--- Start DATA TO USE ---
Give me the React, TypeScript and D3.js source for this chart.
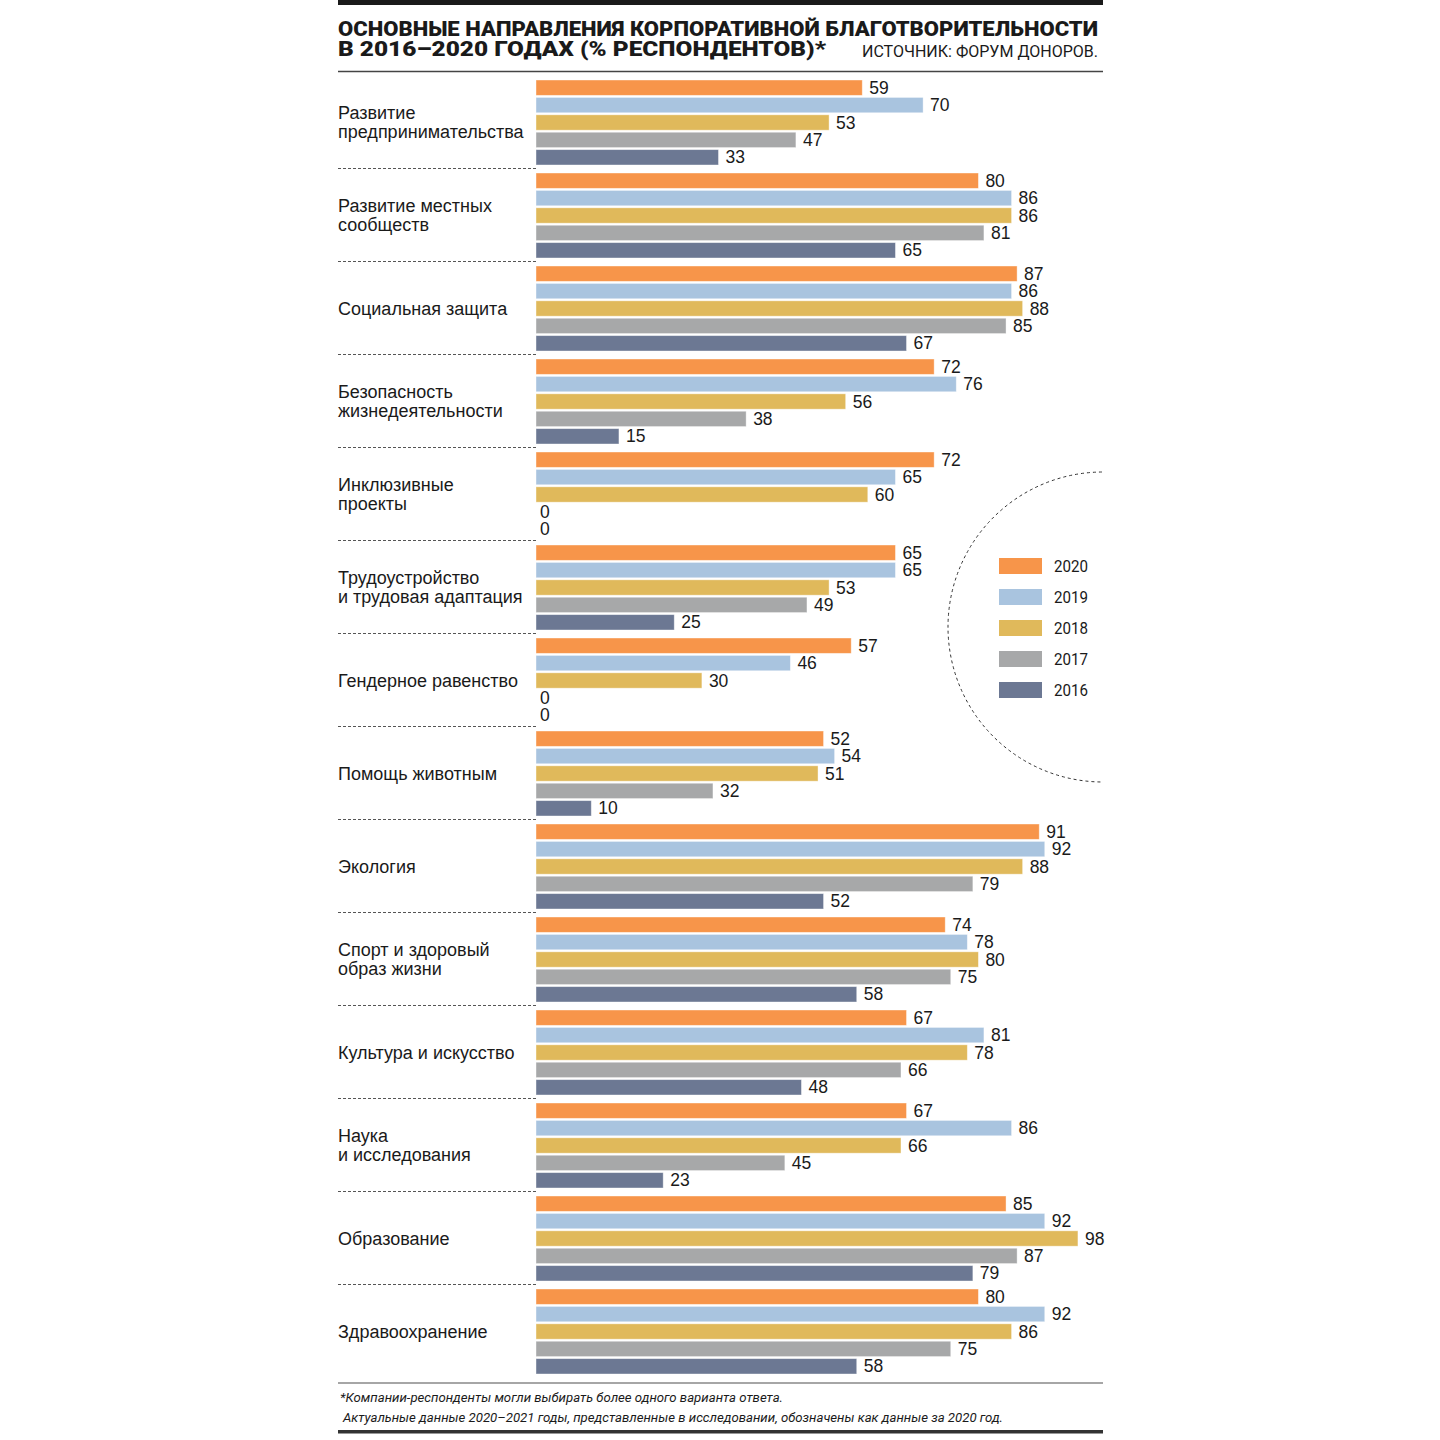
import React from "react";
import * as d3 from "d3";

const categories = [
  ["Развитие", "предпринимательства"],
  ["Развитие местных", "сообществ"],
  ["Социальная защита"],
  ["Безопасность", "жизнедеятельности"],
  ["Инклюзивные", "проекты"],
  ["Трудоустройство", "и трудовая адаптация"],
  ["Гендерное равенство"],
  ["Помощь животным"],
  ["Экология"],
  ["Спорт и здоровый", "образ жизни"],
  ["Культура и искусство"],
  ["Наука", "и исследования"],
  ["Образование"],
  ["Здравоохранение"],
];

const years = ["2020", "2019", "2018", "2017", "2016"];
const colors = ["#F7954A", "#A9C4DF", "#E0B95B", "#A7A8A9", "#6C7893"];

const v2020 = [59, 80, 87, 72, 72, 65, 57, 52, 91, 74, 67, 67, 85, 80];
const v2019 = [70, 86, 86, 76, 65, 65, 46, 54, 92, 78, 81, 86, 92, 92];
const v2018 = [53, 86, 88, 56, 60, 53, 30, 51, 88, 80, 78, 66, 98, 86];
const v2017 = [47, 81, 85, 38, 0, 49, 0, 32, 79, 75, 66, 45, 87, 75];
const v2016 = [33, 65, 67, 15, 0, 25, 0, 10, 52, 58, 48, 23, 79, 58];
const series = [v2020, v2019, v2018, v2017, v2016];

const LEFT = 338;
const RIGHT = 1103;
const BAR_X0 = 536;

export default function App() {
  const x = d3.scaleLinear().domain([0, 100]).range([BAR_X0, BAR_X0 + 553]);
  const y = d3
    .scaleBand<number>()
    .domain(d3.range(categories.length))
    .range([80, 80 + 93 * categories.length])
    .paddingInner(0)
    .paddingOuter(0);
  const yInner = d3.scaleBand<number>().domain(d3.range(5)).range([0, 85]).paddingInner(2 / 17);
  const legendY = d3.scaleLinear().domain([0, 1]).range([558, 589]);

  const labelFont = "'Liberation Sans', Arial, Helvetica, sans-serif";
  const condFont = "Roboto, 'Liberation Sans', sans-serif";

  return (
    <svg width={1440} height={1440} style={{ display: "block", position: "absolute", left: 0, top: 0 }}>
      <rect x={0} y={0} width={1440} height={1440} fill="#fff" />
      {/* top thick bar */}
      <rect x={LEFT} y={0} width={RIGHT - LEFT} height={5} fill="#1a1a1a" />
      {/* title */}
      <text
        x={LEFT}
        y={35.5}
        fontFamily={condFont}
        fontWeight={900}
        fontSize={20.5}
        fill="#1a1a1a"
        textLength={760}
        lengthAdjust="spacingAndGlyphs"
      >
        ОСНОВНЫЕ НАПРАВЛЕНИЯ КОРПОРАТИВНОЙ БЛАГОТВОРИТЕЛЬНОСТИ
      </text>
      <text
        x={LEFT}
        y={56}
        fontFamily={condFont}
        fontWeight={900}
        fontSize={20.5}
        fill="#1a1a1a"
        textLength={488}
        lengthAdjust="spacingAndGlyphs"
      >
        В 2016–2020 ГОДАХ (% РЕСПОНДЕНТОВ)*
      </text>
      <text
        x={1098}
        y={57}
        textAnchor="end"
        fontFamily={condFont}
        fontSize={16}
        fill="#1a1a1a"
        textLength={236}
        lengthAdjust="spacingAndGlyphs"
      >
        ИСТОЧНИК: ФОРУМ ДОНОРОВ.
      </text>
      <line x1={LEFT} x2={RIGHT} y1={71.5} y2={71.5} stroke="#444" strokeWidth={1.5} />

      {/* legend circle */}
      <defs>
        <clipPath id="clipRight">
          <rect x={0} y={0} width={RIGHT} height={1440} />
        </clipPath>
      </defs>
      <circle
        cx={1103}
        cy={627}
        r={155}
        fill="none"
        stroke="#333"
        strokeWidth={1}
        strokeDasharray="3,3"
        clipPath="url(#clipRight)"
      />

      {categories.map((lines, i) => {
        const top = y(i)!;
        const center = top + 42.5;
        const lh = 18.5;
        const startY = center - ((lines.length - 1) * lh) / 2 + 6;
        return (
          <g key={i}>
            <text fontFamily={labelFont} fontSize={18} fill="#1a1a1a">
              {lines.map((l, k) => (
                <tspan key={k} x={LEFT} y={startY + k * lh}>
                  {l}
                </tspan>
              ))}
            </text>
            {series.map((s, j) => {
              const by = top + yInner(j)!;
              const h = yInner.bandwidth();
              const v = s[i];
              return (
                <g key={j}>
                  {v > 0 && (
                    <rect
                      x={x(0)}
                      y={by}
                      width={x(v) - x(0)}
                      height={h}
                      fill={colors[j]}
                      stroke="#fff"
                      strokeOpacity={0.5}
                      strokeWidth={0.8}
                    />
                  )}
                  <text
                    x={x(v) + (v > 0 ? 7 : 4)}
                    y={by + h / 2 + 6}
                    fontFamily={labelFont}
                    fontSize={17.5}
                    fill="#1a1a1a"
                  >
                    {v}
                  </text>
                </g>
              );
            })}
            {i < categories.length - 1 && (
              <line
                x1={LEFT}
                x2={BAR_X0}
                y1={top + 88.5}
                y2={top + 88.5}
                stroke="#555"
                strokeWidth={1}
                strokeDasharray="3,2"
              />
            )}
          </g>
        );
      })}

      {/* legend */}
      {years.map((yr, j) => (
        <g key={yr}>
          <rect x={999} y={legendY(j)} width={43} height={16} fill={colors[j]} />
          <text
            x={1054}
            y={legendY(j) + 14}
            fontFamily={condFont}
            fontSize={17}
            fill="#1a1a1a"
            textLength={34}
            lengthAdjust="spacingAndGlyphs"
          >
            {yr}
          </text>
        </g>
      ))}

      {/* footer */}
      <line x1={LEFT} x2={RIGHT} y1={1383} y2={1383} stroke="#888" strokeWidth={1.5} />
      <text
        x={340}
        y={1402}
        fontFamily={condFont}
        fontStyle="italic"
        fontSize={13.5}
        fill="#1a1a1a"
        textLength={443}
        lengthAdjust="spacingAndGlyphs"
      >
        *Компании-респонденты могли выбирать более одного варианта ответа.
      </text>
      <text
        x={343}
        y={1422}
        fontFamily={condFont}
        fontStyle="italic"
        fontSize={13.5}
        fill="#1a1a1a"
        textLength={660}
        lengthAdjust="spacingAndGlyphs"
      >
        Актуальные данные 2020–2021 годы, представленные в исследовании, обозначены как данные за 2020 год.
      </text>
      <rect x={LEFT} y={1430} width={RIGHT - LEFT} height={3.5} fill="#333" />
    </svg>
  );
}
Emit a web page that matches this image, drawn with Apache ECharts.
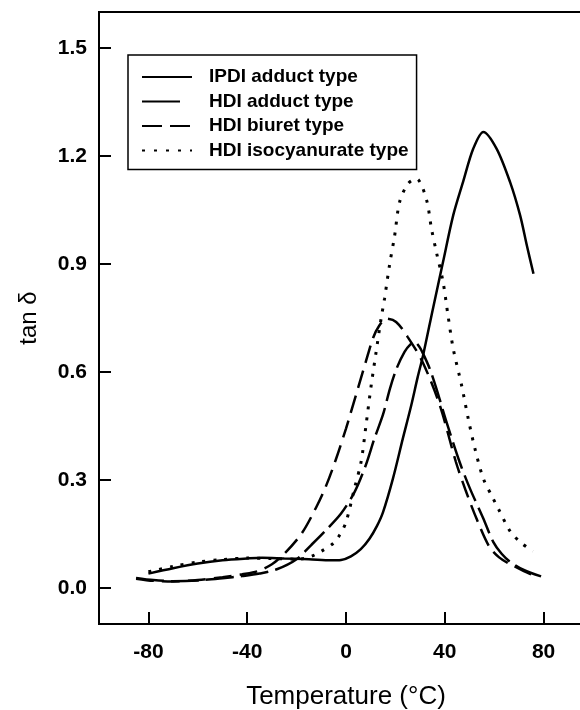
<!DOCTYPE html>
<html>
<head>
<meta charset="UTF-8">
<title>tan delta vs temperature</title>
<script src="https://cdn.jsdelivr.net/npm/echarts@6/dist/echarts.min.js"></script>
<style>
  html, body { margin: 0; padding: 0; background: #fff; }
  #chart { width: 580px; height: 710px; }
</style>
</head>
<body>
<div id="chart"></div>
<script>
// names as in the legend
var seriesNames = ['IPDI adduct type', 'HDI adduct type', 'HDI biuret type', 'HDI isocyanurate type'];

// [temperature °C, tan δ]
var ipdiAdduct = [[-80,0.040],[-70,0.055],[-60,0.068],[-50,0.077],[-40,0.082],[-34,0.084],[-25,0.082],[-15,0.080],
  [-6,0.077],[-2,0.078],[2,0.088],[6,0.108],[9.5,0.137],[12.5,0.172],[15,0.211],[19,0.304],[23,0.415],[26.4,0.507],
  [29,0.585],[31.2,0.646],[35.2,0.776],[39.3,0.906],[43.4,1.035],[47.4,1.128],[51.5,1.220],[55.6,1.267],[61,1.220],
  [66.4,1.128],[70.5,1.035],[73.2,0.952],[75.9,0.873]];

var hdiAdduct = [[-85,0.028],[-78,0.022],[-70,0.019],[-60,0.021],[-50,0.027],[-42,0.033],[-35,0.040],[-28,0.052],
  [-20,0.080],[-14,0.120],[-8.5,0.158],[-2,0.207],[3.5,0.267],[8,0.341],[11.5,0.415],[15,0.482],[17.8,0.554],
  [20.5,0.610],[23.7,0.656],[26,0.676],[27.8,0.683],[29.5,0.672],[31.2,0.651],[33.9,0.609],[36.6,0.554],[40.7,0.461],
  [46,0.350],[50.2,0.276],[55.6,0.193],[59.6,0.128],[63,0.095],[66.6,0.072],[72,0.050],[79.5,0.031]];

var hdiBiuret = [[-85,0.026],[-78,0.020],[-70,0.018],[-60,0.022],[-50,0.030],[-42,0.038],[-36,0.046],[-30,0.066],
  [-25,0.095],[-18,0.151],[-12,0.225],[-8,0.285],[-4,0.359],[0,0.443],[4,0.535],[8,0.628],[11,0.695],[13.5,0.729],
  [16.3,0.748],[20.3,0.739],[25,0.697],[31,0.628],[38,0.507],[44.5,0.350],[48.5,0.270],[53,0.190],[58,0.115],
  [62,0.085],[66,0.068],[72,0.047],[76,0.035]];

var hdiIsocyanurate = [[-80,0.045],[-70,0.060],[-60,0.072],[-50,0.079],[-40,0.083],[-30,0.082],[-19,0.080],[-14,0.088],
  [-10,0.102],[-5,0.125],[-2.5,0.148],[0,0.183],[3.4,0.276],[6.1,0.350],[8.1,0.452],[10.2,0.563],[12.2,0.656],
  [14.2,0.748],[15.6,0.804],[17.6,0.896],[19.7,0.979],[21.7,1.072],[25.1,1.123],[28.5,1.137],[32.5,1.081],
  [34.6,0.998],[36.6,0.933],[39.3,0.850],[41.3,0.757],[43.4,0.665],[46.8,0.563],[49.5,0.470],[52.2,0.387],
  [55.6,0.304],[59.6,0.248],[61.7,0.220],[66.6,0.156],[71,0.125],[75.7,0.102]];

var xTicks = [-80, -40, 0, 40, 80];
var yTicks = [0, 0.3, 0.6, 0.9, 1.2, 1.5];

var font = 'Liberation Sans, Arial, sans-serif';
var chart = echarts.init(document.getElementById('chart'), null, {renderer: 'canvas'});

function line(name, data, type, width) {
    return {
        name: name,
        type: 'line',
        data: data,
        symbol: 'none',
        smooth: 0.3,
        itemStyle: {color: '#000'},
        lineStyle: {color: '#000', width: width, type: type},
        silent: true
    };
}

chart.setOption({
    animation: false,
    backgroundColor: '#fff',
    grid: {
        left: 99, top: 12, right: -13, bottom: 86,
        show: true, borderColor: '#000', borderWidth: 2,
        outerBoundsMode: 'none'
    },
    legend: {
        orient: 'vertical',
        left: 128, top: 55,
        padding: [12, 8, 9, 13],
        borderColor: '#000', borderWidth: 1.5,
        backgroundColor: '#fff',
        itemWidth: 50, itemHeight: 20, itemGap: 4.5,
        itemStyle: {opacity: 0},
        textStyle: {color: '#000', fontFamily: font, fontSize: 19, fontWeight: 'bold', lineHeight: 20, padding: [0, 0, 0, 12]},
        data: [
            {name: seriesNames[0]},
            {name: seriesNames[1], lineStyle: {type: [38, 30]}},
            {name: seriesNames[2], lineStyle: {type: [20, 8]}},
            {name: seriesNames[3], lineStyle: {type: [3, 9]}}
        ]
    },
    xAxis: {
        type: 'value', min: -100, max: 100,
        name: 'Temperature (°C)', nameLocation: 'middle', nameGap: 60,
        nameTextStyle: {color: '#000', fontFamily: font, fontSize: 26},
        axisLine: {onZero: false, lineStyle: {color: '#000', width: 2}},
        axisTick: {inside: true, length: 12, lineStyle: {color: '#000', width: 2}, customValues: xTicks},
        axisLabel: {color: '#000', fontFamily: font, fontSize: 21, fontWeight: 'bold', margin: 18, customValues: xTicks},
        splitLine: {show: false}
    },
    yAxis: {
        type: 'value', min: -0.1, max: 1.6,
        name: 'tan δ', nameLocation: 'middle', nameGap: 58, nameRotate: 90,
        nameTextStyle: {color: '#000', fontFamily: font, fontSize: 24},
        axisLine: {onZero: false, lineStyle: {color: '#000', width: 2}},
        axisTick: {inside: true, length: 12, lineStyle: {color: '#000', width: 2}, customValues: yTicks},
        axisLabel: {color: '#000', fontFamily: font, fontSize: 21, fontWeight: 'bold', margin: 12, customValues: yTicks,
            formatter: function (v) { return v.toFixed(1); }},
        splitLine: {show: false}
    },
    series: [
        line(seriesNames[0], ipdiAdduct, 'solid', 2.5),
        line(seriesNames[1], hdiAdduct, [28, 7], 2.5),
        line(seriesNames[2], hdiBiuret, [18, 8], 2.5),
        line(seriesNames[3], hdiIsocyanurate, [3, 8], 3)
    ]
});
</script>
</body>
</html>
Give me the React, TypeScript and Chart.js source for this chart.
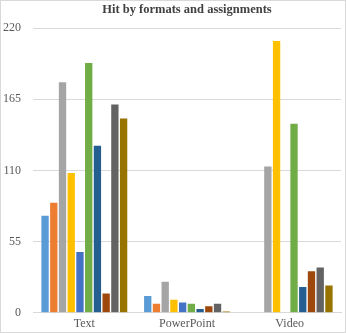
--- End DATA TO USE ---
* **EXERCISE**
Transcribe, from the records above, the first line and every line after it up to and including the line with "import * as"; omit pictures.

* **ANSWER TO THE EXERCISE**
Give me the React, TypeScript and D3.js source for this chart.
import React from "react";
import * as d3 from "d3";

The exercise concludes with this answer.